We talked about the tradition often practiced at Unitarian Universalist memorial services of asking those present to share stories about the deceased and about how that might fit into the Lutheran liturgy. We discussed readings, both from the Christian scripture and from other writings, that would be appropriate to Dagmar’s service. He then took us paragraph by paragraph through the Lutheran funeral liturgy and talked about why each part was important to that tradition and asked us about what made us feel excluded and suggested ways he might be more inclusive.


In turn Kriss and I were able to express our discomfort at some things and at the same time take responsibility for our own discomfort and to honor the integrity of the ritual as a whole. We talked about the need to translate in our own minds into the universal language of love.


We planned a service which included a reading and a prayer from the UU book of services and an opportunity for sharing. David said that as a result of this experience, there would be some things that he would do differently in all of his subsequent services.
It is not often enough that we take the opportunity to negotiate in the best of the Universalist tradition, with wit and will to win, to draw a circle that takes another in.
Ours is a living tradition that draws from many sources. What does that mean? If Christianity is one of our sources, are we non Christian? Are we Christian? Free and responsible search for truth and meaning involves looking in many places. We do not assume that any one source is adequate.


In 1984 and 1985 the General Assembly of the Unitarian Universalist Association, using data distilled from Unitarian Universalist Congregations across the continent, entered into its bylaws the Statement of Principles and Purposes which appears in the front of your hymnal and which is used as a way to identify the theological breadth and scope of our movement.


The living tradition we share draws from many sources:
"Direct experience of that transcending mystery and wonder, affirmed in all cultures, which moves us to the renewal of the spirit and an openness to the forces that create and uphold life;

Words and deeds of prophetic women and men which challenge us to confront the powers and structures of evil with justice, compassion and the transforming power of love;


Wisdom from the world’s religions which inspire us in our ethical and spiritual life;
Jewish and Christian teachings which call us to respond to God’s love by loving our neighbors as ourselves;


humanist teachings which council us to heed the guidance of reason and the results of science, and warn us against idolatries of mind and spirit;


Grateful for the religious pluralism which enriches and ennobles our faith, we are inspired to deepen our understanding and expand our vision."


This is significant in at least two important ways. First it encourages each unique individual to seek and search for truth and meaning is all ways that are consistent with each his or her own experience and reason and willingness to faith. It provides a range of possible sources that can give us the strength to live our principles with integrity. Second it asks of us that we support and encourage and respect that search in others even in ways that are foreign and sometimes inconsistent with our own.

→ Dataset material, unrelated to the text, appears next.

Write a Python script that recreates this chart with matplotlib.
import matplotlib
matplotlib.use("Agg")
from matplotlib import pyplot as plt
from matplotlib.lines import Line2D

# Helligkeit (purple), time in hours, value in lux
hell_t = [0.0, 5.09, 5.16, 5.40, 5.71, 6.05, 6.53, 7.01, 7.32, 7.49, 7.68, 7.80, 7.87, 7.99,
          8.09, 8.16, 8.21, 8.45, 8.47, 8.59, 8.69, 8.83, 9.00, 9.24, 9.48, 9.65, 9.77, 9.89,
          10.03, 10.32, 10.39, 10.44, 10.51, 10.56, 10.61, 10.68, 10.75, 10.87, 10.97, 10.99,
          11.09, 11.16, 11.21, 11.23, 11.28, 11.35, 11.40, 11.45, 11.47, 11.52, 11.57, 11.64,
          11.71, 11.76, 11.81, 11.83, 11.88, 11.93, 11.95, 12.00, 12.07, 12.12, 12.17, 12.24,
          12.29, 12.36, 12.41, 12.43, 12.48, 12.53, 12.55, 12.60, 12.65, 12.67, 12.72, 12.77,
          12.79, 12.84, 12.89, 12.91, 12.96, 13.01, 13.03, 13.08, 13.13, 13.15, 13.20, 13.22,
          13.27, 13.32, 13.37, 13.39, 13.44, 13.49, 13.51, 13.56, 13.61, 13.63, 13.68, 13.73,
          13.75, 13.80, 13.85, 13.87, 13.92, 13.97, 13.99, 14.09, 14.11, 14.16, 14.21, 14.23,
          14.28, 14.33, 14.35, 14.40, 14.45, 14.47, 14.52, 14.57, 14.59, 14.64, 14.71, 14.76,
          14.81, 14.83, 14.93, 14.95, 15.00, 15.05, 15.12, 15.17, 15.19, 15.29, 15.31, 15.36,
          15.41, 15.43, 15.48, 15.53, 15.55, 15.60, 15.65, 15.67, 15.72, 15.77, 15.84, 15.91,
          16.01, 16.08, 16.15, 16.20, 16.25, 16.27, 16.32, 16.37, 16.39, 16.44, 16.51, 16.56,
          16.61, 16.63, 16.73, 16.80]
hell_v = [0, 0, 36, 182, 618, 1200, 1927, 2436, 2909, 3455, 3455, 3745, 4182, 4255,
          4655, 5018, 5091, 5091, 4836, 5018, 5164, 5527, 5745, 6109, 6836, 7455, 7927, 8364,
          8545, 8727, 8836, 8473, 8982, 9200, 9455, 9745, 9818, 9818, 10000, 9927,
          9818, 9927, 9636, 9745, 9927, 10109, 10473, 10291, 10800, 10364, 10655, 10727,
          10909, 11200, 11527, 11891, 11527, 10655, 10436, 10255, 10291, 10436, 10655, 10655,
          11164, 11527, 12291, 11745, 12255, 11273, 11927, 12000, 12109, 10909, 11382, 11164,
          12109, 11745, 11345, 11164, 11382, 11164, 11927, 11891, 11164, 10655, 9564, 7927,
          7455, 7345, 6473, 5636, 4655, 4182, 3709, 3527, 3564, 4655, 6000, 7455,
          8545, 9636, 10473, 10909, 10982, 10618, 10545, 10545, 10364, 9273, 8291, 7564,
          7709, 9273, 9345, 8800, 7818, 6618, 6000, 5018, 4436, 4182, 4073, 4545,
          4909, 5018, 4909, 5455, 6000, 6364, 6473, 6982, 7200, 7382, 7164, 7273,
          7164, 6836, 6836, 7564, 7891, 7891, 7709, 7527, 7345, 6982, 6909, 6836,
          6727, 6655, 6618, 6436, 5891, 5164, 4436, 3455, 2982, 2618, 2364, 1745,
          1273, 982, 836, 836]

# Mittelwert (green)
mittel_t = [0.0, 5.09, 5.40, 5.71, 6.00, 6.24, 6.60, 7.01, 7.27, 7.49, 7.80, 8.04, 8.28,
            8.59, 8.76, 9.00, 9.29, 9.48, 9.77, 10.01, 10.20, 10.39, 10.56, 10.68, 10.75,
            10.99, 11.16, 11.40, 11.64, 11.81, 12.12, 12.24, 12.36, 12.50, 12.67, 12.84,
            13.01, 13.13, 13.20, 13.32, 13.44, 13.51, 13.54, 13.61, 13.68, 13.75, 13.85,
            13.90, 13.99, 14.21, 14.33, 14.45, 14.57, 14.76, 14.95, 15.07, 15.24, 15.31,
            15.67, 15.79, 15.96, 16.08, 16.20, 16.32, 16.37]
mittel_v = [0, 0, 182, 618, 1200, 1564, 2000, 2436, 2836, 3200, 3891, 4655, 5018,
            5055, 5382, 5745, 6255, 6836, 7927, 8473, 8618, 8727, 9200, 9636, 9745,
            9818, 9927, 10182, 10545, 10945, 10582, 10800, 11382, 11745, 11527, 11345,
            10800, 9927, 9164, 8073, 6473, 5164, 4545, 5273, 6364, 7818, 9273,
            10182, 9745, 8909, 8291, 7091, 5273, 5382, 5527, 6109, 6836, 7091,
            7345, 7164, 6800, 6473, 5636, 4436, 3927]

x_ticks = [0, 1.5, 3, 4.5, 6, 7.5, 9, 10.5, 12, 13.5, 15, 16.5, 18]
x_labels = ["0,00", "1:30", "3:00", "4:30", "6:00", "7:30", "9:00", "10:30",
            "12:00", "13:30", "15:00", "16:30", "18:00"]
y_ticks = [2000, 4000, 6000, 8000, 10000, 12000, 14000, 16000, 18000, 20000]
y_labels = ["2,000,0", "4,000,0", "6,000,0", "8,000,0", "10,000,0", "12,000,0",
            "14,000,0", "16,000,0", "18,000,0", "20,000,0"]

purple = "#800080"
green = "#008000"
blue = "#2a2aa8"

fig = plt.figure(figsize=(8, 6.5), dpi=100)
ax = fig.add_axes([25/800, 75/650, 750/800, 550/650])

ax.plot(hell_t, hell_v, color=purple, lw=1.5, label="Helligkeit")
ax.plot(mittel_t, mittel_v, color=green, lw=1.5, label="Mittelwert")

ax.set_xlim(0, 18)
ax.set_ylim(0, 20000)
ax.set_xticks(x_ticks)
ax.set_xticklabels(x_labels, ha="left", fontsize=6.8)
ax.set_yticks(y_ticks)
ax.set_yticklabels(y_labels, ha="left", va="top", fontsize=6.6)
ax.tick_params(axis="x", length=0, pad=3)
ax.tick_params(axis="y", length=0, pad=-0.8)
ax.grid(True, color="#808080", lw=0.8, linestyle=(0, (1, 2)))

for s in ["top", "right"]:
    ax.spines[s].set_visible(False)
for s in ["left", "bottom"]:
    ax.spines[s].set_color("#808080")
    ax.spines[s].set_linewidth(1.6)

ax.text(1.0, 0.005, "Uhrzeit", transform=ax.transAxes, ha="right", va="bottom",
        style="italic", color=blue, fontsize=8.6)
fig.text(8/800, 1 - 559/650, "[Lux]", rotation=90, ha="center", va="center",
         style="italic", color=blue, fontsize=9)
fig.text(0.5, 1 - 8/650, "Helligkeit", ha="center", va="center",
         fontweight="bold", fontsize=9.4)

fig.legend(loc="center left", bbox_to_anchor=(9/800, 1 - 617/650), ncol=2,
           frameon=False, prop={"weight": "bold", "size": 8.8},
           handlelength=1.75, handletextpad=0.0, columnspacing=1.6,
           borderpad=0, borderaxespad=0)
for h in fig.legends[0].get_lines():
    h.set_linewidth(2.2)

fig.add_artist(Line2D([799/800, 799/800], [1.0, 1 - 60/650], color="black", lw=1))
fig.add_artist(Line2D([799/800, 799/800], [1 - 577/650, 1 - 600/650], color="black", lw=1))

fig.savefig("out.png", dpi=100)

The practice of our principles provides a way to be respectful. We find the strength to do so by drawing on the sources.
Kriss and David and I listened respectfully and compassionately to each other. The goal was to find common ground not necessarily consensus. Could we have done this with a more dogmatic person? I think so, yes. Would it have had the same outcome? Probably not. Could Kriss and I have become disrespectful or abusive in that case? I would hope not. If our Christian guest had become disrespectful would that have been about him being a Christian? I don’t think so.


We speak of Jewish and Christian teachings which call us to respond to God’s love by loving our neighbor as ourselves. Unitarian Universalists do not draw equally upon that source any more than do Christians. We are as capable of pettiness and exclusion and intolerance as the next guy. We do it out of our humanness and our pain and our frustration. But we do not ennoble our faith by defending such impulses as being okay because, after all we are not Christian.


A hand full of time in my years of being a Unitarian Universalist minister, I have been denied participation in a religious event or occasion because I am "non-Christian". Though I would probably not say "I am a Christian", I nevertheless find the term non-Christian to be offensive. It could be that I dislike labels of any kind and labels that begin with "non" seem to create a kind of vacuum. I suppose I could be called, in fact, non lots of things. Non Buddhist and non Jew and non male; non plumber; non vegetable. I can hardly imagine a situation in which any of this designations would be used. But the term non Christian seems somehow to be used in this context as a pejorative that carries with it a set of assumptions, over against which, I do not wish to stand. Certainly there are some things that Christian means that I do not wish to claim. Most of these are related to denominational doctrine. Neither do I wish to disassociate myself from all things Christian. The virtues traditionally associated with the best of Christianity namely the love of neighbors, wide sympathy with those in need, compassion and the ardent desire for a world at peace have become embedded in our Western culture through the teachings of the Christian Gospel.


The issue of which sources of our living tradition are included in the circles with which we are identified continues to bother me because I do not wish for myself or for this congregation to be perceived outside of the circle of faith communities. I am particularly concerned that we do not find ourselves disconnected from the important interfaith peace and social justice coalitions that exist and are being formed in this community. I am also concerned that we are not identified primarily either or over against ANY single source. We are neither Christian NOR non Christian; pagan or non pagan, Buddhist or non Buddhist, humanist or non humanist. This is not meant to be so much a paradox as a rejection of any label that excludes any spiritual experience that nourishes one into the promotion or practice of the principles of our tradition.


My challenge to you this day comes in the form of three questions which I invite you to engage in the time following our service , either in the coffee hour or in a gathering in this space after the service.


How do you communicate the pluralistic nature of this faith tradition with people, from other traditions? What are your experiences of being drawn out of another's circle? What are your experiences of with wit and win drawing the circle to take another in both outside and inside of this faith community?


These questions are at the center of how we practice and communicate our tradition.